Where a line holds "size", copy it.

______________________________

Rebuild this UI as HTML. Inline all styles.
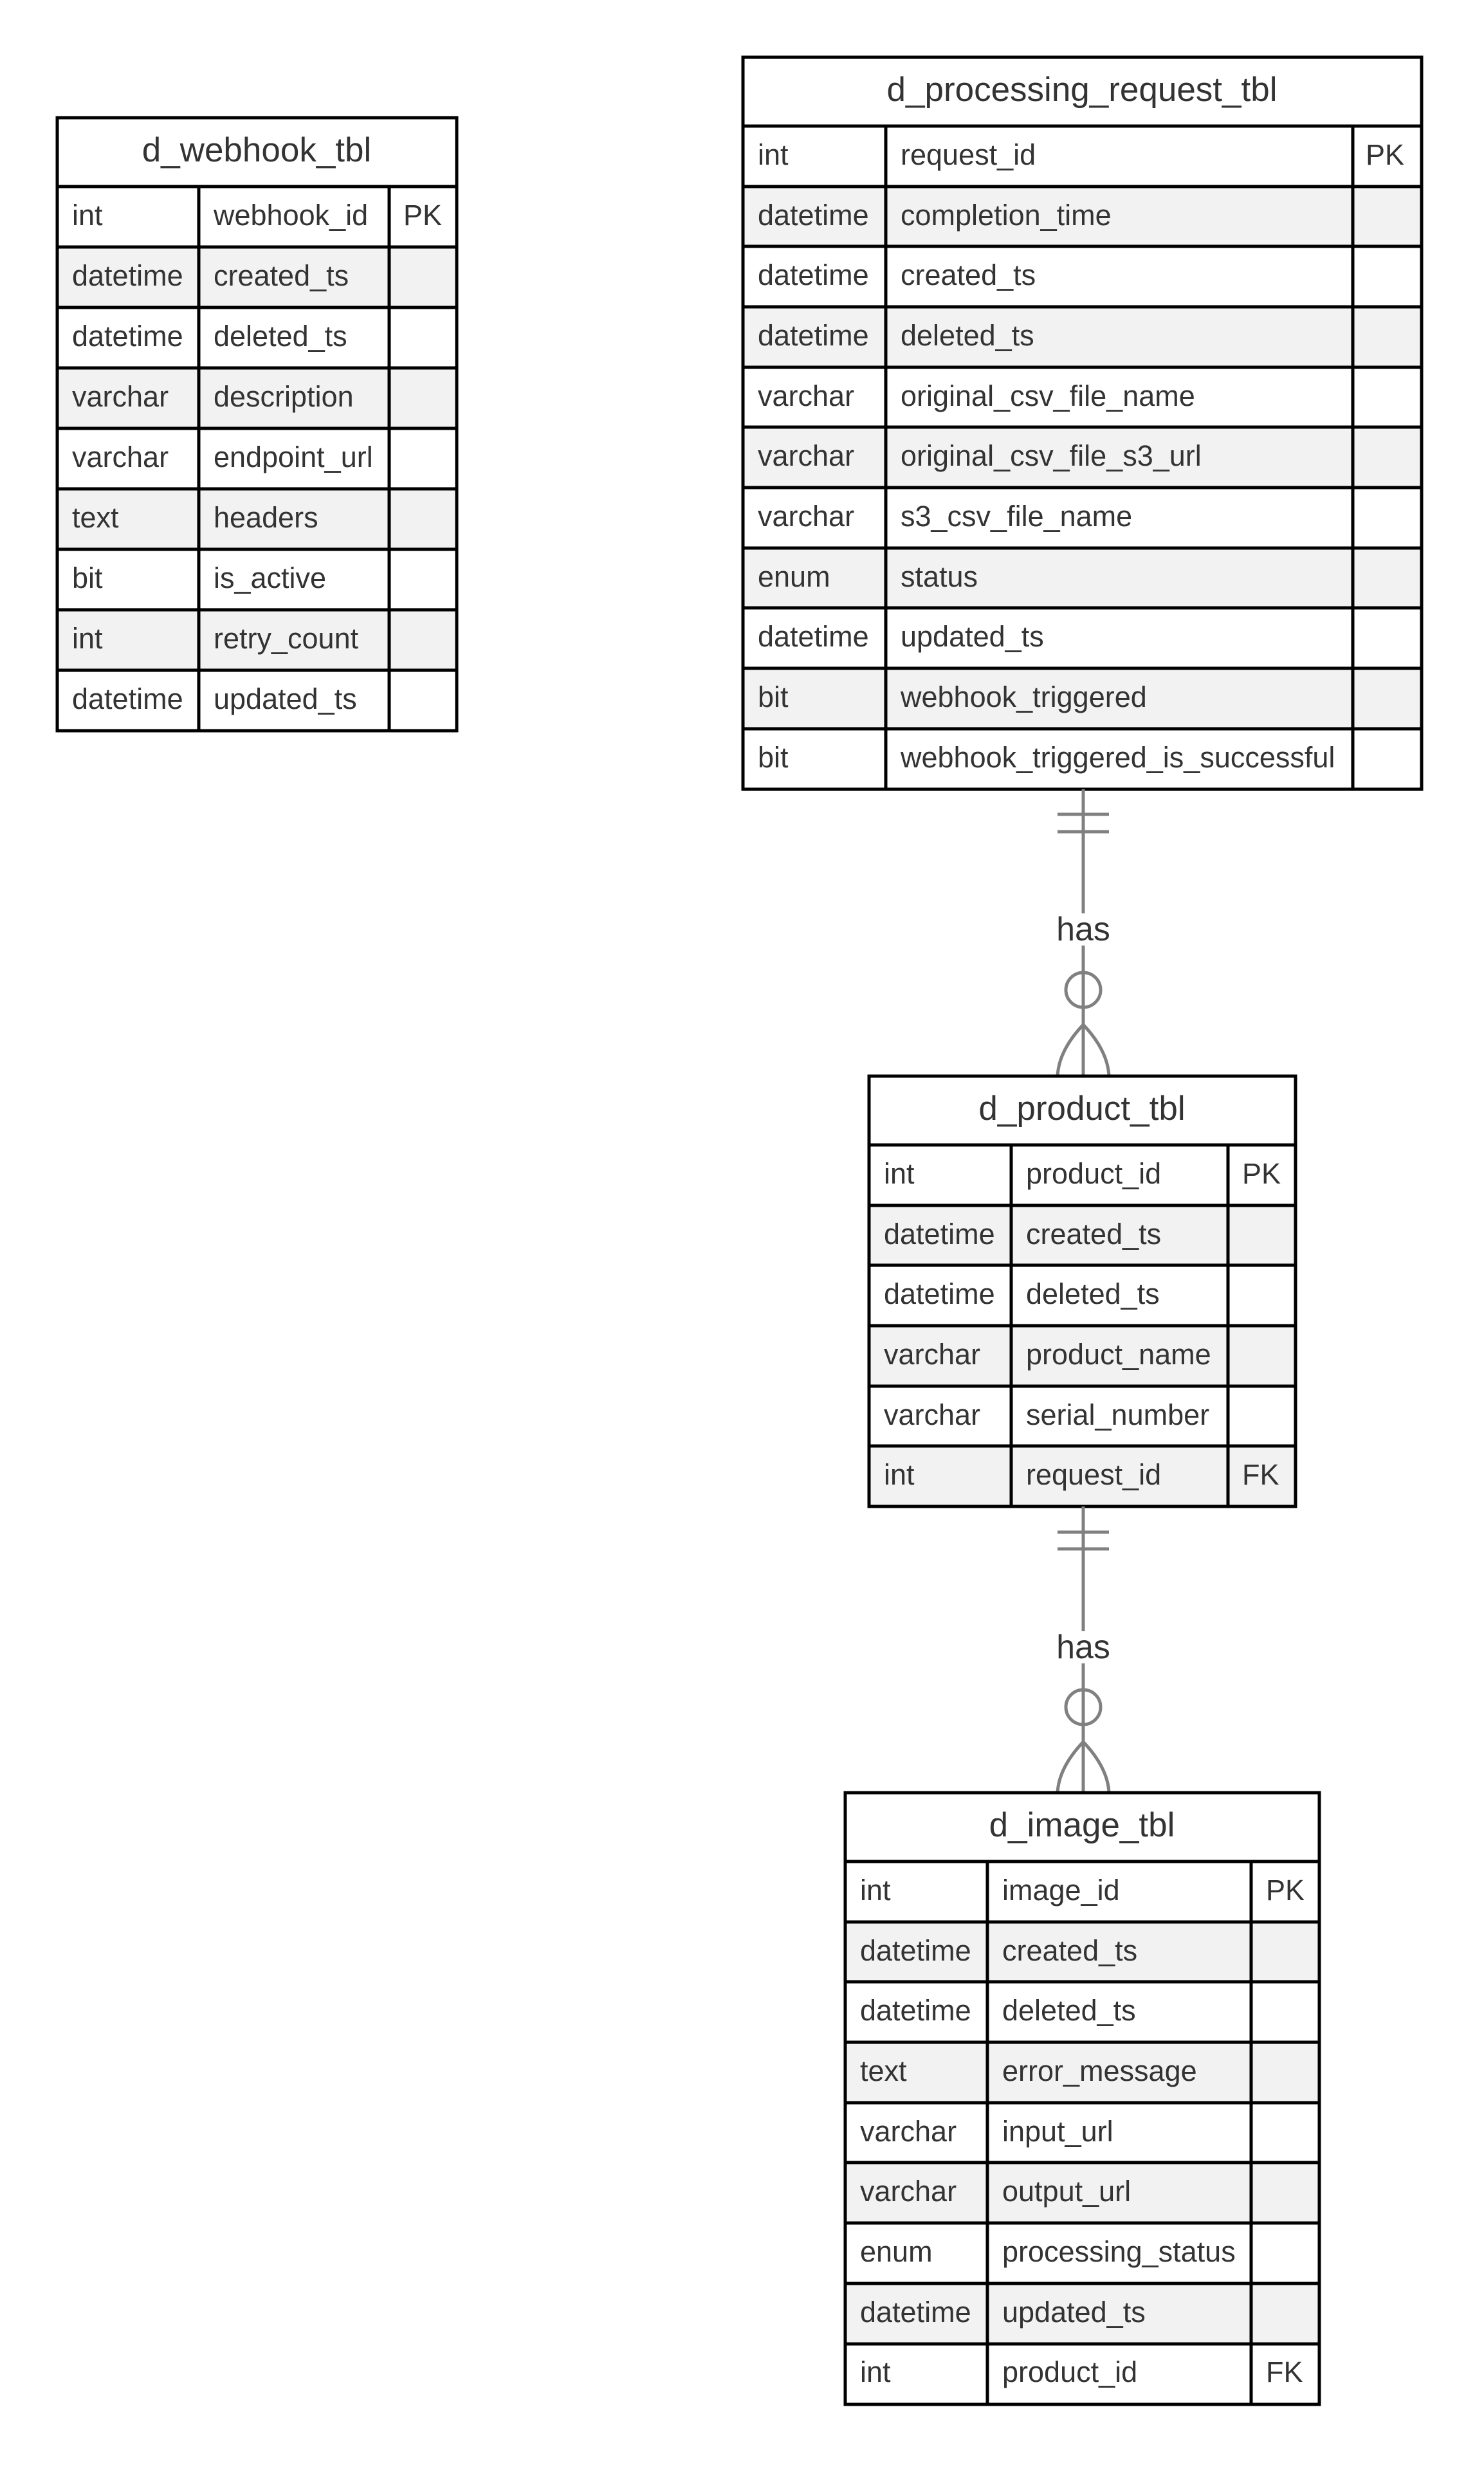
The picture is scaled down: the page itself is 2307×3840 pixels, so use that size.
<!DOCTYPE html>
<html><head><meta charset="utf-8"><style>
html,body{margin:0;padding:0;background:#fff;}
svg{display:block;}
text{font-family:"Liberation Sans",Arial,sans-serif;fill:#333;}
.t{font-size:53px;text-anchor:middle;}
.c{font-size:45px;}
.g{fill:#f2f2f2;}
.b{stroke:#000;stroke-width:5;fill:none;}
.k{stroke:#808080;stroke-width:5;fill:none;}
</style></head><body>
<svg width="2307" height="3840" viewBox="0 0 2307 3840" xmlns="http://www.w3.org/2000/svg">
<rect width="2307" height="3840" fill="#fff"/>

<g transform="translate(89,183)">
<rect class="g" x="0" y="201" width="621" height="94"/>
<rect class="g" x="0" y="389" width="621" height="94"/>
<rect class="g" x="0" y="577" width="621" height="94"/>
<rect class="g" x="0" y="765" width="621" height="94"/>
<text class="t" x="310" y="68">d_webhook_tbl</text>
<g class="c">
<text x="23" y="167">int</text><text x="243" y="167">webhook_id</text><text x="538" y="167">PK</text>
<text x="23" y="261">datetime</text><text x="243" y="261">created_ts</text>
<text x="23" y="355">datetime</text><text x="243" y="355">deleted_ts</text>
<text x="23" y="449">varchar</text><text x="243" y="449">description</text>
<text x="23" y="543">varchar</text><text x="243" y="543">endpoint_url</text>
<text x="23" y="637">text</text><text x="243" y="637">headers</text>
<text x="23" y="731">bit</text><text x="243" y="731">is_active</text>
<text x="23" y="825">int</text><text x="243" y="825">retry_count</text>
<text x="23" y="919">datetime</text><text x="243" y="919">updated_ts</text>
</g>
<rect class="b" x="0" y="0" width="621" height="953"/>
<path class="b" d="M0,107H621M0,201H621M0,295H621M0,389H621M0,483H621M0,577H621M0,671H621M0,765H621M0,859H621M220,107V953M516,107V953"/>
</g>

<g transform="translate(1155,89)">
<rect class="g" x="0" y="201" width="1055" height="94"/>
<rect class="g" x="0" y="388" width="1055" height="94"/>
<rect class="g" x="0" y="575" width="1055" height="94"/>
<rect class="g" x="0" y="763" width="1055" height="94"/>
<rect class="g" x="0" y="950" width="1055" height="94"/>
<text class="t" x="527" y="68">d_processing_request_tbl</text>
<g class="c">
<text x="23" y="167">int</text><text x="245" y="167">request_id</text><text x="968" y="167">PK</text>
<text x="23" y="261">datetime</text><text x="245" y="261">completion_time</text>
<text x="23" y="354">datetime</text><text x="245" y="354">created_ts</text>
<text x="23" y="448">datetime</text><text x="245" y="448">deleted_ts</text>
<text x="23" y="542">varchar</text><text x="245" y="542">original_csv_file_name</text>
<text x="23" y="635">varchar</text><text x="245" y="635">original_csv_file_s3_url</text>
<text x="23" y="729">varchar</text><text x="245" y="729">s3_csv_file_name</text>
<text x="23" y="823">enum</text><text x="245" y="823">status</text>
<text x="23" y="916">datetime</text><text x="245" y="916">updated_ts</text>
<text x="23" y="1010">bit</text><text x="245" y="1010">webhook_triggered</text>
<text x="23" y="1104">bit</text><text x="245" y="1104">webhook_triggered_is_successful</text>
</g>
<rect class="b" x="0" y="0" width="1055" height="1138"/>
<path class="b" d="M0,107H1055M0,201H1055M0,294H1055M0,388H1055M0,482H1055M0,575H1055M0,669H1055M0,763H1055M0,856H1055M0,950H1055M0,1044H1055M222,107V1138M948,107V1138"/>
</g>

<line class="k" x1="1684" y1="1227" x2="1684" y2="1673"/>
<path class="k" d="M1644,1266H1724M1644,1293H1724"/>
<rect x="1640" y="1420" width="88" height="50" fill="#fff"/>
<text x="1684" y="1462" font-size="52" text-anchor="middle">has</text>
<circle class="k" cx="1684" cy="1539" r="27" fill="#fff"/>
<path class="k" d="M1684,1593Q1646,1633 1644,1673M1684,1593Q1722,1633 1724,1673"/>

<g transform="translate(1351,1673)">
<rect class="g" x="0" y="201" width="663" height="94"/>
<rect class="g" x="0" y="388" width="663" height="94"/>
<rect class="g" x="0" y="575" width="663" height="94"/>
<text class="t" x="331" y="68">d_product_tbl</text>
<g class="c">
<text x="23" y="167">int</text><text x="244" y="167">product_id</text><text x="580" y="167">PK</text>
<text x="23" y="261">datetime</text><text x="244" y="261">created_ts</text>
<text x="23" y="354">datetime</text><text x="244" y="354">deleted_ts</text>
<text x="23" y="448">varchar</text><text x="244" y="448">product_name</text>
<text x="23" y="542">varchar</text><text x="244" y="542">serial_number</text>
<text x="23" y="635">int</text><text x="244" y="635">request_id</text><text x="580" y="635">FK</text>
</g>
<rect class="b" x="0" y="0" width="663" height="669"/>
<path class="b" d="M0,107H663M0,201H663M0,294H663M0,388H663M0,482H663M0,575H663M221,107V669M558,107V669"/>
</g>

<line class="k" x1="1684" y1="2342" x2="1684" y2="2787"/>
<path class="k" d="M1644,2382H1724M1644,2408H1724"/>
<rect x="1640" y="2536" width="88" height="50" fill="#fff"/>
<text x="1684" y="2578" font-size="52" text-anchor="middle">has</text>
<circle class="k" cx="1684" cy="2654" r="27" fill="#fff"/>
<path class="k" d="M1684,2708Q1646,2748 1644,2787M1684,2708Q1722,2748 1724,2787"/>

<g transform="translate(1314,2787)">
<rect class="g" x="0" y="201" width="737" height="94"/>
<rect class="g" x="0" y="388" width="737" height="94"/>
<rect class="g" x="0" y="575" width="737" height="94"/>
<rect class="g" x="0" y="763" width="737" height="94"/>
<text class="t" x="368" y="68">d_image_tbl</text>
<g class="c">
<text x="23" y="167">int</text><text x="244" y="167">image_id</text><text x="654" y="167">PK</text>
<text x="23" y="261">datetime</text><text x="244" y="261">created_ts</text>
<text x="23" y="354">datetime</text><text x="244" y="354">deleted_ts</text>
<text x="23" y="448">text</text><text x="244" y="448">error_message</text>
<text x="23" y="542">varchar</text><text x="244" y="542">input_url</text>
<text x="23" y="635">varchar</text><text x="244" y="635">output_url</text>
<text x="23" y="729">enum</text><text x="244" y="729">processing_status</text>
<text x="23" y="823">datetime</text><text x="244" y="823">updated_ts</text>
<text x="23" y="916">int</text><text x="244" y="916">product_id</text><text x="654" y="916">FK</text>
</g>
<rect class="b" x="0" y="0" width="737" height="951"/>
<path class="b" d="M0,107H737M0,201H737M0,294H737M0,388H737M0,482H737M0,575H737M0,669H737M0,763H737M0,857H737M221,107V951M631,107V951"/>
</g>
</svg>
</body></html>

______________________________

THE RESULT ::
The picture is scaled down: the page itself is 2307×3840 pixels, so use that size.
.t{font-size:53px;text-anchor:middle;}
.c{font-size:45px;}
<text x="1684" y="1462" font-size="52" text-anchor="middle">has</text>
<text x="1684" y="2578" font-size="52" text-anchor="middle">has</text>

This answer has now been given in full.